Find the word "matplotlib" in the listing; pull out each line holding it.

..............................

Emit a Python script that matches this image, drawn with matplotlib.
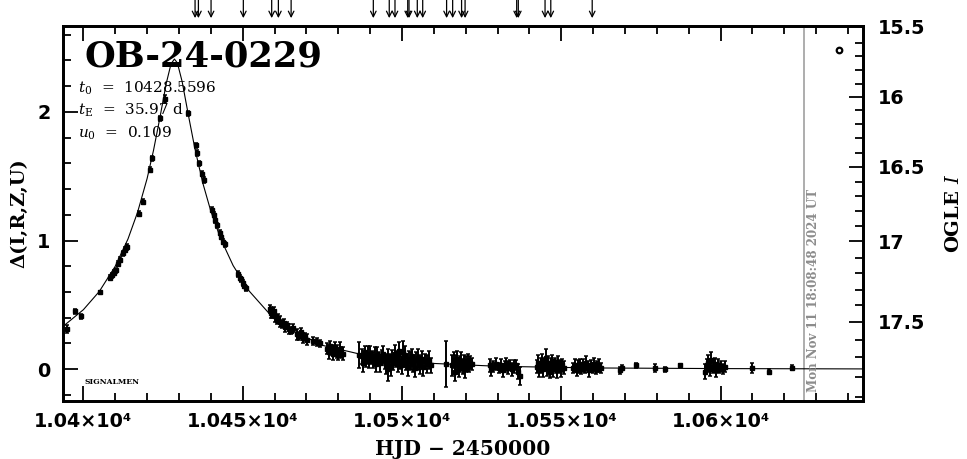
import numpy as np
import matplotlib
matplotlib.use("Agg")
import matplotlib.pyplot as plt
from matplotlib.ticker import MultipleLocator, FixedLocator

plt.rcParams['mathtext.fontset'] = 'dejavuserif'

# event parameters (as printed on the chart)
event_name = "OB-24-0229"
param_lines = [r"$t_0$  =  10428.5596", r"$t_{\rm E}$  =  35.97 d", r"$u_0$  =  0.109"]
date_stamp = "Mon Nov 11 18:08:48 2024 UT"
now_hjd = 10626.2

# model curve
model_t = [10393.6, 10400, 10405, 10410, 10414, 10417, 10420, 10422, 10424, 10426,
           10427.5, 10428.56, 10429.5, 10431, 10433, 10435, 10437.5, 10440, 10443,
           10447, 10452, 10458, 10465, 10475, 10490, 10510, 10530, 10560, 10600, 10644.6]
model_d = [0.332, 0.462, 0.604, 0.800, 1.012, 1.219, 1.482, 1.700, 1.953, 2.221,
           2.373, 2.411, 2.381, 2.235, 1.969, 1.714, 1.445, 1.228, 1.019,
           0.805, 0.608, 0.441, 0.308, 0.185, 0.098, 0.044, 0.022, 0.009, 0.004, 0.0015]

# photometry: hjd, delta, error
obs_t = [10395.0, 10397.4, 10399.2, 10405.2, 10408.3, 10408.9, 10409.6, 10410.2, 10410.8, 10411.4,
         10412.4, 10413.0, 10413.6, 10417.5, 10418.6, 10420.9, 10421.6, 10424.1, 10425.6,
         10432.9, 10435.3, 10435.8, 10436.4, 10437.1, 10437.7, 10440.4, 10440.9, 10441.4, 10441.9,
         10442.8, 10443.3, 10443.8, 10444.3, 10448.6, 10449.0, 10449.5, 10450.0, 10450.5, 10451.1,
         10458.5, 10458.9, 10459.3, 10459.7, 10460.2, 10460.7, 10461.2, 10461.8, 10462.3, 10462.9,
         10463.4, 10464.0, 10464.6, 10465.2, 10465.8, 10467.2, 10467.7, 10468.3, 10468.9, 10469.5,
         10470.1, 10472.0, 10473.2, 10474.3, 10476.6, 10477.0, 10477.5, 10478.0, 10478.5, 10479.0,
         10479.5, 10480.0, 10480.5, 10481.0, 10481.5, 10486.6,
         10487.4, 10487.8, 10488.3, 10488.7, 10489.2, 10489.6, 10490.1, 10490.5, 10491.0, 10491.4,
         10491.9, 10492.3, 10492.8, 10493.2, 10493.7, 10494.1, 10494.6, 10495.0, 10495.5, 10495.9,
         10496.4, 10496.8, 10497.3, 10497.7, 10498.2, 10498.6, 10499.1, 10499.5, 10500.0, 10500.4,
         10500.9, 10501.3, 10501.8, 10502.2, 10502.7, 10503.1, 10503.6, 10504.0, 10504.5, 10504.9,
         10505.4, 10505.8, 10506.3, 10506.7, 10507.2, 10507.8, 10508.5, 10509.0, 10495.6, 10500.4,
         10513.7,
         10515.8, 10516.2, 10516.6, 10517.0, 10517.4, 10517.8, 10518.2, 10518.6, 10519.0, 10519.4,
         10519.8, 10520.2, 10520.6, 10521.0, 10521.5, 10522.0,
         10527.6, 10528.0, 10528.6, 10529.5, 10530.3, 10531.0, 10531.6, 10532.2, 10532.8, 10533.4,
         10534.0, 10534.6, 10535.2, 10535.8, 10536.4, 10537.0,
         10542.3, 10542.7, 10543.1, 10543.5, 10543.9, 10544.3, 10544.7, 10545.1, 10545.5, 10545.9,
         10546.3, 10546.7, 10547.1, 10547.5, 10547.9, 10548.3, 10548.7, 10549.1, 10549.5, 10549.9,
         10550.3, 10550.8,
         10553.8, 10554.3, 10554.8, 10555.3, 10555.8, 10556.3, 10556.8, 10557.3, 10557.8, 10558.3,
         10558.8, 10559.3, 10559.8, 10560.3, 10560.8, 10561.3, 10561.8, 10562.4,
         10568.4, 10569.2, 10573.4, 10579.4, 10582.4, 10587.1,
         10595.1, 10595.6, 10596.1, 10596.6, 10597.1, 10597.6, 10598.1, 10598.6, 10599.1, 10599.6,
         10600.1, 10600.8, 10601.5, 10609.7, 10615.1, 10622.5]
obs_d = [0.31, 0.45, 0.41, 0.60, 0.71, 0.73, 0.75, 0.77, 0.82, 0.85,
         0.90, 0.93, 0.95, 1.21, 1.30, 1.55, 1.64, 1.95, 2.10,
         1.99, 1.74, 1.68, 1.60, 1.52, 1.47, 1.24, 1.20, 1.16, 1.12,
         1.06, 1.03, 0.99, 0.97, 0.74, 0.71, 0.70, 0.67, 0.65, 0.63,
         0.47, 0.44, 0.43, 0.45, 0.41, 0.38, 0.40, 0.37, 0.35, 0.36,
         0.33, 0.34, 0.31, 0.30, 0.32, 0.27, 0.26, 0.29, 0.24, 0.25,
         0.23, 0.22, 0.21, 0.20, 0.16, 0.13, 0.18, 0.15, 0.12, 0.17,
         0.14, 0.11, 0.16, 0.13, 0.12, 0.11,
         0.10, 0.05, 0.13, 0.08, 0.11, 0.06, 0.12, 0.09, 0.07, 0.10,
         0.04, 0.11, 0.08, 0.05, 0.09, 0.12, 0.06, 0.03, 0.10, 0.07,
         0.02, 0.09, 0.05, 0.12, 0.08, 0.04, 0.14, 0.06, 0.03, 0.09,
         0.11, 0.05, 0.02, 0.08, 0.06, 0.10, 0.04, 0.01, 0.07, 0.09,
         0.05, 0.03, 0.08, 0.02, 0.06, 0.04, 0.07, 0.03, 0.00, 0.13,
         0.04,
         0.03, 0.07, -0.02, 0.05, 0.08, 0.01, 0.04, 0.06, 0.02, 0.05,
         0.00, 0.04, 0.06, 0.03, 0.05, 0.04,
         0.03, 0.00, 0.02, 0.04, 0.01, 0.03, -0.01, 0.02, 0.04, 0.01,
         0.03, 0.00, 0.02, 0.03, -0.02, -0.05,
         0.02, 0.05, -0.01, 0.03, 0.07, 0.00, 0.04, 0.09, 0.01, 0.05,
         -0.02, 0.03, 0.06, 0.00, 0.04, 0.02, -0.01, 0.05, 0.02, 0.00,
         0.03, 0.01,
         0.01, 0.03, -0.01, 0.02, 0.04, 0.00, 0.03, 0.01, 0.05, 0.02,
         -0.01, 0.03, 0.01, 0.04, 0.00, 0.02, 0.03, 0.01,
         -0.01, 0.01, 0.03, 0.01, 0.00, 0.03,
         -0.02, 0.03, 0.05, 0.00, 0.07, 0.02, 0.04, -0.01, 0.03, 0.01,
         0.02, 0.00, 0.02, 0.01, -0.02, 0.01]
obs_e = [0.03, 0.02, 0.02, 0.01, 0.02, 0.02, 0.02, 0.02, 0.02, 0.02,
         0.02, 0.02, 0.02, 0.02, 0.02, 0.02, 0.02, 0.02, 0.03,
         0.02, 0.02, 0.02, 0.02, 0.02, 0.02, 0.02, 0.02, 0.02, 0.02,
         0.02, 0.02, 0.02, 0.02, 0.02, 0.02, 0.02, 0.02, 0.02, 0.02,
         0.03, 0.04, 0.03, 0.03, 0.04, 0.03, 0.03, 0.04, 0.03, 0.03,
         0.04, 0.03, 0.04, 0.03, 0.03, 0.04, 0.03, 0.03, 0.04, 0.03,
         0.04, 0.03, 0.03, 0.03, 0.04, 0.05, 0.04, 0.04, 0.05, 0.04,
         0.05, 0.04, 0.05, 0.04, 0.05, 0.10,
         0.06, 0.07, 0.05, 0.06, 0.07, 0.05, 0.06, 0.05, 0.06, 0.07,
         0.06, 0.06, 0.05, 0.07, 0.06, 0.06, 0.06, 0.07, 0.06, 0.05,
         0.07, 0.06, 0.06, 0.07, 0.06, 0.06, 0.07, 0.06, 0.07, 0.06,
         0.07, 0.06, 0.07, 0.06, 0.07, 0.06, 0.06, 0.07, 0.06, 0.07,
         0.06, 0.07, 0.06, 0.07, 0.06, 0.07, 0.07, 0.06, 0.09, 0.09,
         0.18,
         0.08, 0.06, 0.07, 0.06, 0.06, 0.07, 0.06, 0.07, 0.06, 0.06,
         0.07, 0.06, 0.06, 0.05, 0.05, 0.05,
         0.05, 0.05, 0.04, 0.05, 0.04, 0.05, 0.05, 0.04, 0.05, 0.05,
         0.04, 0.05, 0.05, 0.04, 0.06, 0.07,
         0.05, 0.06, 0.05, 0.06, 0.05, 0.06, 0.05, 0.07, 0.06, 0.05,
         0.05, 0.06, 0.05, 0.06, 0.05, 0.05, 0.06, 0.05, 0.05, 0.06,
         0.05, 0.05,
         0.04, 0.05, 0.04, 0.05, 0.04, 0.04, 0.05, 0.04, 0.05, 0.04,
         0.05, 0.04, 0.04, 0.05, 0.04, 0.04, 0.05, 0.04,
         0.03, 0.02, 0.02, 0.03, 0.02, 0.01,
         0.06, 0.05, 0.06, 0.05, 0.06, 0.05, 0.05, 0.05, 0.05, 0.04,
         0.04, 0.04, 0.04, 0.04, 0.02, 0.02]

# epochs marked by arrows along the top
arrow_t = [10435.05, 10436.1, 10440.07, 10450.2, 10459.1, 10461.2, 10465.2, 10491.0,
           10496.0, 10497.8, 10501.8, 10502.2, 10504.8, 10506.5, 10514.0, 10515.9,
           10518.7, 10519.8, 10536.0, 10536.5, 10544.9, 10546.7, 10559.7]

# extra open point at top right
extra_t = [10637.2]
extra_d = [2.48]

# right axis: OGLE I magnitude, ticks every 0.1 mag and where they sit in delta
mag_ticks = [15.5, 15.6, 15.7, 15.8, 15.9, 16.0, 16.1, 16.2, 16.3, 16.4, 16.5, 16.6, 16.7,
             16.8, 16.9, 17.0, 17.1, 17.2, 17.3, 17.4, 17.5, 17.6, 17.7, 17.8, 17.9]
mag_delta = [2.667, 2.537, 2.434, 2.323, 2.219, 2.116, 2.013, 1.905, 1.796, 1.684, 1.574,
             1.457, 1.349, 1.233, 1.116, 0.995, 0.866, 0.747, 0.618, 0.496, 0.367, 0.230,
             0.095, -0.060, -0.215]
mag_labels = {15.5: "15.5", 16.0: "16", 16.5: "16.5", 17.0: "17", 17.5: "17.5"}

x_major = [10400, 10450, 10500, 10550, 10600]
x_labels = ["1.04×10⁴", "1.045×10⁴", "1.05×10⁴", "1.055×10⁴", "1.06×10⁴"]

W, H = 967, 459
fig = plt.figure(figsize=(W / 100, H / 100), dpi=100)
ax = fig.add_axes([63 / W, 1 - 401 / H, (862.7 - 63) / W, (401 - 26) / H])

ax.set_xlim(10393.6, 10644.6)
ax.set_ylim(-0.248, 2.668)

ax.plot(model_t, model_d, color='black', lw=0.8, zorder=2)
ax.errorbar(obs_t, obs_d, yerr=obs_e, fmt='s', ms=3.2, color='black', ecolor='black',
            elinewidth=1.4, capsize=1.4, capthick=1.1, zorder=3)
ax.plot(extra_t, extra_d, 'o', ms=4, mfc='none', mec='black', mew=1.6)

ax.axvline(now_hjd, color='#a0a0a0', lw=1.2, zorder=1)
ax.text(now_hjd + 3.0, -0.18, date_stamp, rotation=90, color='#8c8c8c', fontsize=8.6,
        fontweight='bold', family='DejaVu Serif', ha='center', va='bottom')

for t in arrow_t:
    ax.annotate('', xy=(t, 1.021), xytext=(t, 1.07), xycoords=('data', 'axes fraction'),
                arrowprops=dict(arrowstyle='->', lw=0.9, color='black', mutation_scale=10,
                                shrinkA=0, shrinkB=0),
                annotation_clip=False)

# text block
ax.text(0.027, 0.965, event_name, transform=ax.transAxes, fontsize=25.5, fontweight='bold',
        family='DejaVu Serif', va='top', ha='left')
for i, s in enumerate(param_lines):
    ax.text(0.019, 0.835 - i * 0.06, s, transform=ax.transAxes, fontsize=11,
            family='DejaVu Serif', va='center', ha='left')
ax.text(0.027, 0.05, "SIGNALMEN", transform=ax.transAxes, fontsize=5.5,
        family='DejaVu Serif', fontweight='bold', va='center', ha='left')

# axes styling
for sp in ax.spines.values():
    sp.set_linewidth(2)
ax.set_xticks(x_major)
ax.set_xticklabels(x_labels)
ax.xaxis.set_minor_locator(MultipleLocator(10))
ax.set_yticks([0, 1, 2])
ax.yaxis.set_minor_locator(MultipleLocator(0.2))
ax.tick_params(which='major', direction='in', length=11, width=1.3, top=True, right=False)
ax.tick_params(which='minor', direction='in', length=5.5, width=1.3, top=True, right=False)
ax.tick_params(axis='x', pad=8)
ax.tick_params(axis='y', pad=9)
for lab in ax.get_xticklabels() + ax.get_yticklabels():
    lab.set_fontsize(13.8)
    lab.set_fontweight('bold')
    lab.set_family('DejaVu Sans')

ax.set_xlabel("HJD − 2450000", fontsize=14.5, family='DejaVu Serif', fontweight='bold',
              labelpad=6)
ax.set_ylabel("Δ(I,R,Z,U)", fontsize=14, family='DejaVu Serif', fontweight='bold', labelpad=6)

# right axis in OGLE I
ax2 = ax.twinx()
ax2.set_ylim(ax.get_ylim())
major_pos = [d for m, d in zip(mag_ticks, mag_delta) if round(m, 1) in mag_labels]
major_lab = [mag_labels[round(m, 1)] for m in mag_ticks if round(m, 1) in mag_labels]
ax2.yaxis.set_major_locator(FixedLocator(major_pos))
ax2.set_yticklabels(major_lab)
ax2.yaxis.set_minor_locator(FixedLocator(mag_delta))
ax2.tick_params(which='major', direction='in', length=10, width=1.3, pad=11)
ax2.tick_params(which='minor', direction='in', length=5.5, width=1.3)
for lab in ax2.get_yticklabels():
    lab.set_fontsize(13.8)
    lab.set_fontweight('bold')
    lab.set_family('DejaVu Sans')
ax2.set_ylabel("OGLE $I$", fontsize=14, family='DejaVu Serif', fontweight='bold', labelpad=14)
for sp in ax2.spines.values():
    sp.set_linewidth(2)

fig.savefig("out.png", dpi=100)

..............................

COMPLETE OUTPUT
Emit a Python script that matches this image, drawn with matplotlib.
import matplotlib
matplotlib.use("Agg")
import matplotlib.pyplot as plt
from matplotlib.ticker import MultipleLocator, FixedLocator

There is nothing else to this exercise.